How do you provide feedback?
It's important that you set out your feedback protocols explicitly. You need to make sure every writer in the group feels comfortable both giving and receiving feedback and having protocols in place will help with that. You can do this in a welcome email, a shared Google Doc, or in a Facebook or WhatsApp group.
Providing feedback is (usually) the whole point of a writing group. To make sure it works for everyone, have clear guidelines about what is expected and what is unacceptable.
There are several different ways you can run the feedback portion of the writing group but two main ones are:
1. Read, critique, listen, respond.
The writer sends round their workshop piece at least a week before. Everyone reads it several times, making notes. At the writing group, each person provides their verbal feedback and the author is not allowed to respond. Once everyone has critiqued the piece, the author can then address anything that came up.
This is the system that Pamela Freeman prefers.
“It allows the writer to actually LISTEN to what people are saying, rather than start thinking about their response to it,” Pamela says. “It allows things to sink in, particularly if several people are saying the same thing. It allows space for embarrassment to subside and stops you crying as you blurt out a defence of your work. And, importantly, it reassures the participants that they are not going to get into a nasty argument with the writer. This encourages honesty.”
At the end of the session, members share their written notes with the writer, either in hard copy or via email.
2. Read, critique, discussion.
Similar to the above example, writers send round their workshop piece at least a week before. Everyone reads it several times, making notes. During the meet-up, people provide their feedback in turn, but the writer can respond, and all the members get involved in the discussion.
This is the preferred format for Nicole.
“On the night there would be a discussion that allowed everyone to flesh out their critique, ask questions of the author, and for the author to respond or ask questions of the critique group,” Nicole says. “Some say the author shouldn’t speak before their work is read and the critique provided.
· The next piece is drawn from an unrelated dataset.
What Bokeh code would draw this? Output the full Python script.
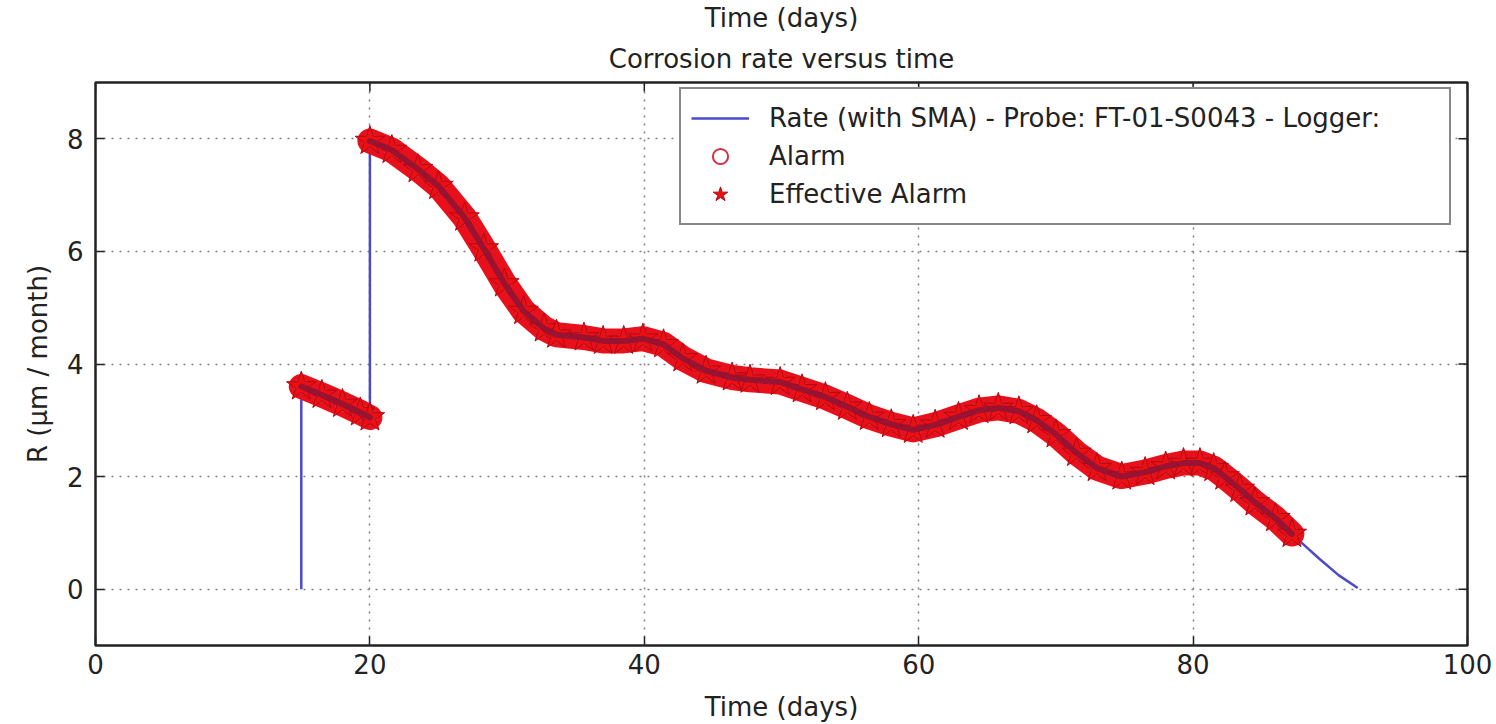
from bokeh.plotting import figure
from bokeh.models import Range1d, Title, Legend, LegendItem, FixedTicker
from bokeh.embed import file_html
from bokeh.resources import INLINE

# ---- data ----
seg1_x = [15.0, 16.5, 18.0, 19.3, 20.0]
seg1_y = [3.60, 3.45, 3.29, 3.14, 3.05]

seg2_x = [20.0, 21.6, 23.5, 25.0, 26.9, 28.3, 29.8, 31.2, 32.7, 33.6, 35.6, 37.0,
          38.5, 39.9, 41.4, 42.8, 44.5, 46.4, 47.7, 49.9, 51.5, 53.2, 54.8, 56.4,
          58.0, 59.6, 61.2, 62.9, 64.4, 65.8, 67.3, 68.6, 70.0, 71.5, 73.0, 74.8,
          76.5, 78.0, 79.3, 80.5, 81.5, 82.3, 83.4, 84.5, 86.0, 87.2]
seg2_y = [7.96, 7.80, 7.46, 7.16, 6.60, 6.05, 5.43, 4.94, 4.63, 4.52, 4.47, 4.41,
          4.41, 4.45, 4.35, 4.10, 3.88, 3.76, 3.72, 3.68, 3.55, 3.41, 3.24, 3.06,
          2.93, 2.83, 2.92, 3.06, 3.18, 3.22, 3.16, 3.00, 2.75, 2.42, 2.15, 2.00,
          2.08, 2.18, 2.24, 2.24, 2.15, 2.00, 1.78, 1.54, 1.26, 0.98]

tail_x = [88.2, 89.2, 90.6, 92.0]
tail_y = [0.76, 0.54, 0.25, 0.02]

start_x = [15.0]
start_y = [0.0]

rate_x = start_x + seg1_x + seg2_x + tail_x
rate_y = start_y + seg1_y + seg2_y + tail_y

alarm_x = seg1_x + seg2_x
alarm_y = seg1_y + seg2_y

x_ticks = [0, 20, 40, 60, 80, 100]
y_ticks = [0, 2, 4, 6, 8]
X0, X1 = 0, 100
Y0, Y1 = -1, 9

FONT = "DejaVu Sans"
TXT = "#222222"
FS = "26px"

W, H = 1496, 724
BL, BR, BT, BB = 95, 29, 81, 77

p = figure(width=W, height=H, output_backend="svg", toolbar_location=None,
           x_range=Range1d(X0, X1), y_range=Range1d(Y0, Y1),
           min_border_left=BL, min_border_right=BR, min_border_top=BT, min_border_bottom=BB,
           x_axis_label="Time (days)", y_axis_label="R (\u03bcm / month)")

# outer line of the heading, then the title proper nearest the frame
p.title.text = "Time (days)"
p.title.align = "center"
p.title.text_font = FONT
p.title.text_font_size = FS
p.title.text_font_style = "normal"
p.title.text_color = TXT
p.title.text_line_height = 0.8
p.title.standoff = 0
p.add_layout(Title(text="Corrosion rate versus time", align="center", text_font=FONT,
                   text_font_size=FS, text_font_style="normal", text_line_height=0.8,
                   text_color=TXT, standoff=18), "above")

p.outline_line_color = "#222222"
p.outline_line_width = 2.5

for ax in (p.xaxis[0], p.yaxis[0]):
    ax.axis_line_color = None
    ax.major_tick_in = 9
    ax.major_tick_out = 0
    ax.minor_tick_line_color = None
    ax.major_tick_line_color = "#222222"
    ax.major_tick_line_width = 1.5
    ax.major_label_text_font = FONT
    ax.major_label_text_font_size = FS
    ax.major_label_text_color = TXT
    ax.axis_label_text_font = FONT
    ax.axis_label_text_font_size = FS
    ax.axis_label_text_font_style = "normal"
    ax.axis_label_text_color = TXT

p.xaxis[0].ticker = FixedTicker(ticks=x_ticks)
p.yaxis[0].ticker = FixedTicker(ticks=y_ticks)
p.xaxis[0].major_label_standoff = 8
p.xaxis[0].axis_label_standoff = 15
p.yaxis[0].major_label_standoff = 12
p.yaxis[0].axis_label_standoff = 11

# inward ticks on the top and right frame edges (9 px long)
fw = W - BL - BR
fh = H - BT - BB
tx = 9 * (X1 - X0) / fw
ty = 9 * (Y1 - Y0) / fh
p.segment(x0=x_ticks, y0=[Y1] * len(x_ticks), x1=x_ticks, y1=[Y1 - ty] * len(x_ticks),
          line_color="#222222", line_width=1.5)
p.segment(x0=[X1] * len(y_ticks), y0=y_ticks, x1=[X1 - tx] * len(y_ticks), y1=y_ticks,
          line_color="#222222", line_width=1.5)

p.xgrid.ticker = FixedTicker(ticks=x_ticks)
p.ygrid.ticker = FixedTicker(ticks=y_ticks)
for g in (p.xgrid[0], p.ygrid[0]):
    g.grid_line_color = "#808080"
    g.grid_line_dash = "2 6"
    g.grid_line_width = 1.5

# rate line (under the alarm band)
r_rate = p.line(rate_x, rate_y, line_color="#4b4bc8", line_width=2.5)

# alarm band
p.line(seg1_x, seg1_y, line_color="#e8101a", line_width=25, line_join="round", line_cap="round")
p.line(seg2_x, seg2_y, line_color="#e8101a", line_width=25, line_join="round", line_cap="round")
r_alarm = p.scatter(alarm_x, alarm_y, marker="circle", size=14, fill_color=None,
                    line_color="#d03040", line_width=2)
r_star = p.scatter(alarm_x, alarm_y, marker="star", size=31, fill_color="#ee1010",
                   line_color="#b00818", line_width=1)
p.line(seg1_x, seg1_y, line_color="#8c1436", line_alpha=0.85, line_width=6,
       line_join="round", line_cap="round")
p.line(seg2_x, seg2_y, line_color="#8c1436", line_alpha=0.85, line_width=6,
       line_join="round", line_cap="round")

legend = Legend(items=[
    LegendItem(label="Rate (with SMA) - Probe: FT-01-S0043 - Logger:", renderers=[r_rate]),
    LegendItem(label="Alarm", renderers=[r_alarm]),
    LegendItem(label="Effective Alarm", renderers=[r_star]),
], location=(584, 420))
legend.label_text_font = FONT
legend.label_text_font_size = FS
legend.label_text_color = TXT
legend.label_height = 38
legend.glyph_height = 38
legend.glyph_width = 58
legend.label_width = 670
legend.label_standoff = 20
legend.spacing = 0
legend.padding = 10
legend.margin = 0
legend.border_line_color = "#111111"
legend.border_line_width = 2.5
legend.background_fill_alpha = 1
p.add_layout(legend, "center")

open("out.html", "w").write(file_html(p, INLINE))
I’m not sure that’s helpful. We put ourselves in a vulnerable position when we share our work, and unless the read is a final draft, where it really is entirely about what’s on the page, then everything is a work in progress and will require additional thoughts and conversation. Whatever makes the authors and those providing their critique comfortable is what matters.”
If you're providing feedback by email, rather than meeting up physically or virtually, make sure you have a shared Google Drive or Dropbox folder where everyone can put their stories and comments. It's fine for the discussion to take place via email (or chat), but keeping all the submissions and feedback in one place will make your life easier.
Have fun and be supportive!
Finally, enjoy the process! If you hate it, you won't benefit from it. And if you do hate it, question why. Is it the people? Is it the structure? Is it the timing? All of those things can be changed. If you simply hate giving or receiving feedback, you have to ask yourself if a writing group is really for you.
The best writing groups are composed of people who share a goal – to improve their own writing and to improve the writing of their fellow writers.
“You are all there to support each other’s writing,” Pamela Cook says. “It’s a give and take process.”
Being supportive means going beyond the allotted time at your meet-up. You can also share Tweets and Facebook posts, celebrate each other's successes, commiserate over rejections, and exchange opportunities.
“Support each other, encourage each other, barrack for each other – publicly, privately, every chance you can,” says Nicole. “It’s a glorious thing to watch a manuscript and author rise out of the ashes and into the publishing world – and to know you’ve had a hand in it. Celebrate others’ successes because 1) it’s the right thing to do and 2) you helped build this thing and that’s a great feeling!”